More bandwidth seemed like the biggest bottleneck, so we acquired a company to double up our engineering strength. The timing was such that we needed to move really fast. We just couldn't take a pause and reflect on how we were going to collaborate on these code bases. We couldn't build the tooling, practices, and developer experience that would allow all teams to move fast with this setup.

While there are companies that have managed to successfully work with monolithic code bases with far more developers than Grofers, I think we were a much younger team, not mature enough to do that, especially with the growth pressure we had. Being able to divide and parallelize seemed much simpler than being able to figure out how to make monoliths work for us. So adopting microservices architecture seemed like the next best step.

We started breaking applications into microservices to enable teams to work on problems independently. Every time we could see a new problem that could be independently worked by a team in a domain without dealing with the complexity and chaos of our existing code base, we would spin off a microservice. Teams starting new microservices would choose their own stack to attack the problems at hand.

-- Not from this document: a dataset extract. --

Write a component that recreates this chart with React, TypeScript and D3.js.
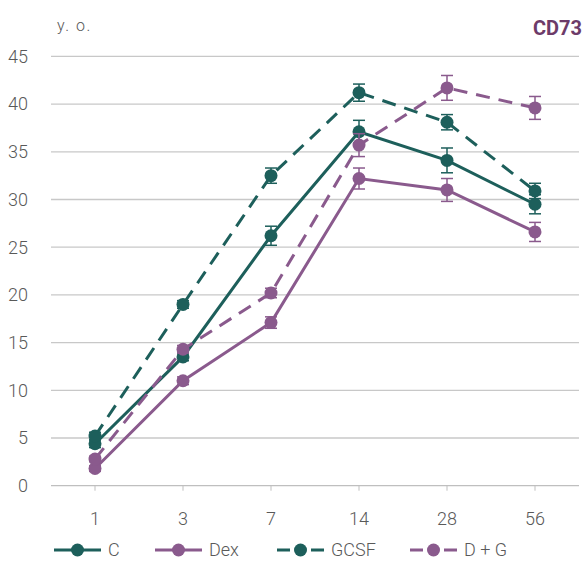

To make our teams truly autonomous, in early 2016, we felt it was important that we give our teams ownership of systems end-to-end. Every time someone needed to run a tech experiment, if they got blocked on something because they didn't have the access for it, we were not moving fast enough. So we pushed the idea of developer and team autonomy as far as we could, adopted the "you build it, you run it" philosophy, and enabled our teams to make their own technical decisions and manage the entire stack, including infrastructure and operations like configuration management, scalability, resilience, and even handling incidents.

The first bottleneck was provisioning infrastructure resources. We were on AWS but not really leveraging it. Requests to launch and configure EC2 instances and set up databases would come directly to the extremely under-resourced infrastructure team. With the product engineering group growing rapidly, it was impossible for us to keep up with the incoming requests. So we decided to get out of the way of developers as quickly as possible.

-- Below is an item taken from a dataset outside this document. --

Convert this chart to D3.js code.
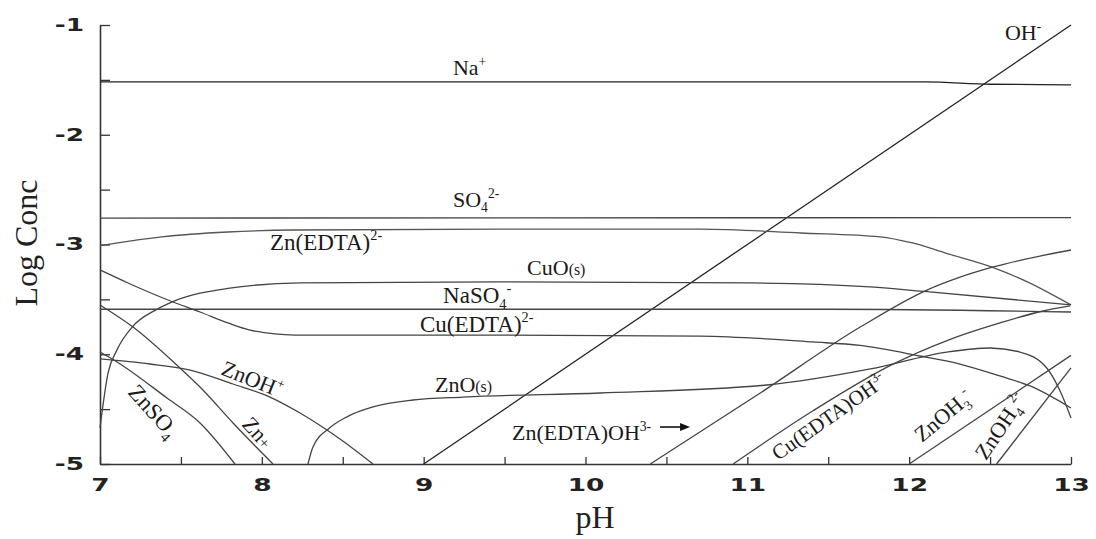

We built tools that allowed us to automate these end-to-end flows of provisioning infrastructure safely and without any intervention from the DevOps teams. It really opened up possibilities for our teams to quickly try out things in test environments and put them in production. There was pressure to move fast, and a big artificial bottleneck was out of the way. DevOps teams were responsible for governance, for providing processes and tools for developers to really own the entire application lifecycle.

One big responsibility for the DevOps teams was to coach developers when they did not have the right experience to help them architect for the cloud. For example, we felt that configuration management as a practice was important for us. It would help manage changes better, it would help with CI/CD, and it would provide enough automation that we could implement auto-scaling for services easily.

To be able to scale config management well, we pushed all the developers on how to use Ansible for their applications for configuration management, continuous integration, and auto-scaling. It got to a stage where pretty much every developer could work with Ansible, to an extent that almost every application was managed using Ansible. This was a great place to be. We were proud that we were able to build the right behaviors by coaching and working with developers very closely.

All this worked really well, or at least that's what we believed was happening. In early 2018, we realized that we had an illusion of agility. Teams were working independently on their microservices, deploying multiple times a day. But there were not enough guardrails for quality, so a lot of deployments would lead to bugs and incidents in production.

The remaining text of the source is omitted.